Computational software design has the goal of designing algorithms that approach 1st order, that is where the time of calculation is directly proportional to the size/complexity of data. Interestingly, within the graphical domain we can do better than this; how is this possible?
A human can only understand a limited amount of data at any one time, so any graphical representation must be a window of a large amount of data (a scrolling table for example), or a reduced representation of the data (a pictogram of DNA expressed regions for example). We immediately see that the limiting point in graphics is drawing one screen of information in a way that a human can interpret. Additional information in the graphical view provides no further interpretive power for the user and does not allow greater knowledge discovery. The goal of a graphical problem can therefore be zero order – since we need to provide sufficient information to the user to see this information. Any data outside this view does not need to be drawn, and any detail not pertinent to knowledge discovery also does not need to be drawn. Of course, we can include scrolling and progressive disclosure for the user – but it does not change the fundamental implementation of the solution.
The typical measure of graphical performance is “frame-rate”, or fps. Any frame rate above 25fps is considered usable, and any frame rate above 50fps appears smooth for all users and is the preferred target. Stuttering can additionally occur where memory management within the computer does not keep up with the data throughput and will occur where the data size exceeds the physical memory of the computer.
Vortex has been designed from the ground up to be big-data ready. If we take a life-science example of a small table (11 rows) of short amino-acid sequences (150 residues) with 4 other columns of textual meta data as a bench mark, then this table is rendered at around 70 fps . This is on a business Dell Laptop without a graphics card.
If we now take the entire human Genome download from a public resource (Genbank) divided into chromosomes and various important fragments of data, we have a table of just 557 rows. The sequence data cells contain nucleic-acid sequences of up to 250,000,000 bases with a total data size of over 3.5Gbytes. In this case the frame rate is still 70fps – we see no performance loss. If we take a table of 970,000 rows of nucleic sequences of length around 400 nucleotide bases with columns of meta data, we again see a frame rate of 70fps when we scroll and manipulate the sequence data in any way.
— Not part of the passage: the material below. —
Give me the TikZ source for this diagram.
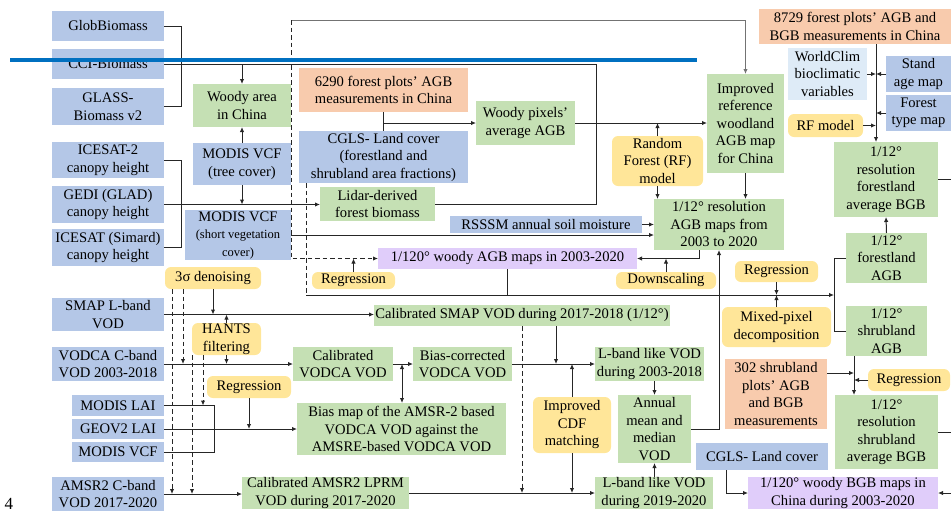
\documentclass[tikz,border=0pt]{standalone}
\usepackage{fontspec}
\setmainfont{Liberation Serif}
\usetikzlibrary{arrows.meta}
\definecolor{cblue}{HTML}{B4C7E7}
\definecolor{cgreen}{HTML}{C5E0B4}
\definecolor{corange}{HTML}{F8CBAD}
\definecolor{cyellow}{HTML}{FFE699}
\definecolor{cpurple}{HTML}{E0CDFA}
\definecolor{clight}{HTML}{DEEBF7}
\definecolor{annot}{RGB}{0,112,192}
\newcommand{\smallf}{\fontsize{12.5}{15.5}\selectfont}
\newcommand{\mybox}[7]{\node[#1, minimum width={#5pt-#3pt}, minimum height={#6pt-#4pt}] (#2) at ({(#3+#5)/2},{(#4+#6)/2}) {#7};}
\begin{document}
\begin{tikzpicture}[x=1pt,y=-1pt,
  font=\fontsize{14.6}{17.5}\selectfont,
  base/.style={inner xsep=1pt, inner ysep=0pt, align=center, outer sep=0pt, text=black},
  bl/.style={base, fill=cblue},
  gr/.style={base, fill=cgreen},
  orb/.style={base, fill=corange},
  ye/.style={base, fill=cyellow, rounded corners=6pt},
  pu/.style={base, fill=cpurple},
  lb/.style={base, fill=clight},
  ln/.style={draw=black!85, line width=1pt},
  ar/.style={ln, -{Latex[length=5pt,width=4.5pt]}},
  dsh/.style={dash pattern=on 4.5pt off 3pt}
]
\useasboundingbox (0,0) rectangle (951,520);

% ---------- left column ----------
\mybox{bl}{glob}{52}{11}{164}{41}{GlobBiomass}
\mybox{bl}{cci}{52}{49}{164}{79}{CCI-Biomass}
\mybox{bl}{glass}{52}{88}{164}{125}{GLASS-\\Biomass v2}
\mybox{bl}{ice2}{52}{142}{164}{178}{ICESAT-2\\canopy height}
\mybox{bl}{gedi}{52}{186}{164}{223}{GEDI (GLAD)\\canopy height}
\mybox{bl}{simard}{52}{229}{164}{266}{ICESAT (Simard)\\canopy height}
\mybox{bl}{smap}{52}{298}{164}{331}{SMAP L-band\\VOD}
\mybox{bl}{vodca}{52}{347}{164}{381}{VODCA C-band\\VOD 2003-2018}
\mybox{bl}{mlai}{72}{395}{164}{416}{MODIS LAI}
\mybox{bl}{geov}{72}{419}{164}{439}{GEOV2 LAI}
\mybox{bl}{mvcf}{72}{442}{164}{462}{MODIS VCF}
\mybox{bl}{amsr}{52}{477}{164}{511}{AMSR2 C-band\\VOD 2017-2020}

% ---------- upper middle ----------
\mybox{gr}{woody}{193}{84}{291}{127}{Woody area\\in China}
\mybox{bl}{vcft}{193}{143}{291}{185}{MODIS VCF\\(tree cover)}
\mybox{bl}{vcfs}{185}{210}{291}{260}{MODIS VCF\\{\smallf (short vegetation}\\{\smallf cover)}}
\mybox{orb}{p6290}{299}{68}{468}{112}{6290 forest plots’ AGB\\measurements in China}
\mybox{bl}{cgls}{299}{131}{468}{183}{CGLS- Land cover\\(forestland and\\shrubland area fractions)}
\mybox{gr}{wpix}{476}{101}{575}{145}{Woody pixels’\\average AGB}
\mybox{gr}{lidar}{320}{187}{435}{221}{Lidar-derived\\forest biomass}
\mybox{bl}{rsssm}{450}{216}{642}{233}{RSSSM annual soil moisture}
\mybox{pu}{agb120}{378}{248}{637}{269}{1/120° woody AGB maps in 2003-2020}
\mybox{ye}{reg1}{312}{272}{395}{289}{Regression}
\mybox{ye}{down}{616}{272}{716}{289}{Downscaling}
\mybox{ye}{rf}{612}{136}{703}{186}{Random\\Forest (RF)\\model}
\mybox{gr}{impr}{707}{74}{784}{173}{Improved\\reference\\woodland\\AGB map\\for China}
\mybox{gr}{agb12}{654}{199}{784}{250}{1/12° resolution\\AGB maps from\\2003 to 2020}

% ---------- right ----------
\mybox{orb}{p8729}{759}{9}{951}{44}{8729 forest plots’ AGB and\\BGB measurements in China}
\mybox{lb}{wc}{788}{48}{867}{100}{WorldClim\\bioclimatic\\variables}
\mybox{bl}{stand}{886}{56}{951}{92}{Stand\\age map}
\mybox{bl}{ftype}{886}{95}{951}{131}{Forest\\type map}
\mybox{ye}{rfm}{788}{114}{863}{137}{RF model}
\mybox{gr}{fbgb}{834}{142}{938}{217}{1/12°\\resolution\\forestland\\average BGB}
\mybox{gr}{fagb}{846}{233}{927}{283}{1/12°\\forestland\\AGB}
\mybox{gr}{sagb}{846}{306}{927}{356}{1/12°\\shrubland\\AGB}
\mybox{ye}{reg2}{735}{261}{818}{282}{Regression}
\mybox{ye}{mixed}{722}{307}{831}{347}{Mixed-pixel\\decomposition}
\mybox{orb}{p302}{725}{359}{827}{429}{302 shrubland\\plots’ AGB\\and BGB\\measurements}
\mybox{ye}{reg3}{868}{369}{950}{391}{Regression}
\mybox{gr}{sbgb}{835}{395}{938}{469}{1/12°\\resolution\\shrubland\\average BGB}
\mybox{bl}{cgls2}{696}{443}{828}{470}{CGLS- Land cover}
\mybox{pu}{bgb120}{748}{477}{938}{509}{1/120° woody BGB maps in\\China during 2003-2020}

% ---------- VOD part ----------
\mybox{ye}{sig}{165}{267}{261}{289}{3σ denoising}
\mybox{ye}{hants}{192}{323}{261}{355}{HANTS\\filtering}
\mybox{gr}{calsmap}{374}{305}{670}{326}{Calibrated SMAP VOD during 2017-2018 (1/12°)}
\mybox{gr}{calvodca}{293}{347}{393}{381}{Calibrated\\VODCA VOD}
\mybox{gr}{biasc}{413}{347}{512}{381}{Bias-corrected\\VODCA VOD}
\mybox{gr}{biasmap}{297}{403}{506}{455}{Bias map of the AMSR-2 based\\VODCA VOD against the\\AMSRE-based VODCA VOD}
\mybox{ye}{reg4}{207}{376}{291}{398}{Regression}
\mybox{ye}{cdf}{533}{397}{611}{453}{Improved\\CDF\\matching}
\mybox{gr}{lb03}{595}{347}{704}{381}{L-band like VOD\\during 2003-2018}
\mybox{gr}{annual}{618}{395}{691}{463}{Annual\\mean and\\median\\VOD}
\mybox{gr}{lb19}{595}{477}{713}{509}{L-band like VOD\\during 2019-2020}
\mybox{gr}{lprm}{242}{477}{409}{509}{Calibrated AMSR2 LPRM\\VOD during 2017-2020}

\node[font=\fontsize{17}{20}\selectfont, inner sep=0pt] (pg) at (9,504) {4};

% ---------- connectors: upper part ----------
\draw[ln] (glob.east) -- ++(17,0) |- (glass.east);
\coordinate (jR) at (596,64);
\draw[ln] (cci.east) -- (jR) |- (lidar.east);
\draw[ar] (woody.north |- cci.east) -- (woody.north);
\draw[ln] (ice2.east) -- ++(17,0) |- (simard.east);
\draw[ar] (gedi.east) -- (gedi.east -| lidar.west);
\draw[ar] (vcft.south) -- (vcft.south |- gedi.east);
\draw[ar] (vcft.north) -- (woody.south);
\draw[ar] (vcfs.east) -- (vcfs.east -| agb12.west);
\draw[ar] (rsssm.east) -- (rsssm.east -| agb12.west);

\coordinate (tl) at (291,20);
\draw[ar, draw=black!55] (tl) -| (impr.north);
\draw[ar, dsh] (tl) -- (tl |- agb120.west) -- (agb120.west);
\draw[ar] (reg1.north) -- (reg1.north |- agb120.west);

\coordinate (jB) at (306,295);
\coordinate (brk) at (834,295);
\draw[ln, dsh] (cgls.south -| jB) -- (jB);
\draw[ar] (jB) -- (brk);
\draw[ln] (agb120.south) -- (agb120.south |- jB);
\draw[ln] (fagb.west) -- (fagb.west -| brk) |- (sagb.west);
\draw[ar] (reg2.south) -- (reg2.south |- jB);
\draw[ar] (mixed.north) -- (mixed.north |- jB);
\draw[ar] (annual.east) -| (agb12.south);
\draw[ar] ([xshift=-20pt]agb12.south) |- (agb120.east);
\draw[ar] (down.north) -- (down.north |- agb120.east);

\draw[ln] (p6290.south) -- (cgls.north);
\draw[ar] (p6290.south |- wpix.west) -- (wpix.west);
\draw[ar] (wpix.east) -- (wpix.east -| impr.west);
\draw[ar] (rf.north) -- (rf.north |- wpix.east);
\draw[ar] (rf.south) -- (rf.south |- agb12.north);
\draw[ar] (impr.south) -- (impr.south |- agb12.north);

% ---------- right part ----------
\coordinate (vR) at (876,0);
\draw[ar] (p8729.south -| vR) -- (fbgb.north -| vR);
\draw[ar] (wc.east) -- (wc.east -| vR);
\draw[ar] (stand.west) -- (stand.west -| vR);
\draw[ar] (ftype.west) -- (ftype.west -| vR);
\draw[ar] (rfm.east) -- (rfm.east -| vR);
\draw[ln] (fbgb.east) -- ++(13,0);
\draw[ar] (fagb.north) -- (fbgb.south);
\coordinate (vS) at (854,0);
\draw[ar] (sagb.south -| vS) -- (sbgb.north -| vS);
\draw[ar] ([yshift=21pt]p302.east) -- ([yshift=21pt]p302.east -| vS);
\draw[ar] (reg3.west) -- (reg3.west -| vS);
\draw[ln] (sbgb.east) -- ++(13,0);
\draw[ar] ([xshift=30pt]cgls2.south west) |- (bgb120.west);
\coordinate (redge) at (951,493);
\draw[ar] (redge) -- (bgb120.east);

% ---------- VOD connectors ----------
\draw[ar] (smap.east) -- (smap.east -| calsmap.west);
\draw[ar] (sig.south) -- (sig.south |- smap.east);
\draw[ar] (hants.north) -- (hants.north |- smap.east);
\draw[ar] (hants.south) -- (hants.south |- vodca.east);
\draw[ar, dsh] ([xshift=7pt]sig.south west) -- ([xshift=7pt]sig.south west |- amsr.east);
\draw[ar, dsh] ([xshift=18pt]sig.south west) -- ([xshift=18pt]sig.south west |- vodca.east);
\draw[ar, dsh] (hants.south west) -- (hants.south west |- amsr.east);
\draw[ar, dsh] ([xshift=11pt]hants.south west) -- ([xshift=11pt]hants.south west |- mlai.east);
\draw[ar] (vodca.east) -- (calvodca.west);
\draw[ar] (calvodca.east) -- (biasc.west);
\draw[ln, {Latex[length=5pt,width=4.5pt]}-{Latex[length=5pt,width=4.5pt]}] ([xshift=9pt]calvodca.east) -- ([xshift=9pt]calvodca.east |- biasmap.north);
\draw[ln] (mlai.east) -- ++(50,0) |- (mvcf.east);
\draw[ar] (geov.east) -- (geov.east -| biasmap.west);
\draw[ar] (reg4.south) -- (reg4.south |- geov.east);
\draw[ar] (amsr.east) -- (amsr.east -| lprm.west);
\draw[ar] (lprm.east) -- (lprm.east -| lb19.west);
\draw[ar, dsh] ([xshift=148pt]calsmap.south west) -- ([xshift=148pt]calsmap.south west |- lprm.east);
\draw[ar] ([xshift=182pt]calsmap.south west) -- ([xshift=182pt]calsmap.south west |- biasc.east);
\draw[ar] (biasc.east) -- (biasc.east -| lb03.west);
\draw[ar] (cdf.north) -- (cdf.north |- biasc.east);
\draw[ar] (cdf.south) -- (cdf.south |- lprm.east);
\draw[ar] (annual.north |- lb03.south) -- (annual.north);
\draw[ar] (annual.south |- lb19.north) -- (annual.south);

% ---------- annotation line ----------
\coordinate (bl1) at (10,60);
\coordinate (bl2) at (697,60);
\draw[line width=3.5pt, annot] (bl1) -- (bl2);
\end{tikzpicture}
\end{document}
The point of this analysis is that the frame rate measure indicates that Vortex is close to zero order based on both data rows and data complexity (sequence length). This remains the case until we get beyond the physical memory available; at this point the frame rate is maintained but very bad stutters arise due to memory paging to disk. This is a separate problem – where data is too big before reduction to be used with a computer of a certain size; the handling of data efficiently within a computer program (ie Vortex) will be discussed in a forthcoming blog article. We can therefore see that the high-performance program Vortex has essentially reached the desired goal for big-data computing – a zero order graphical program.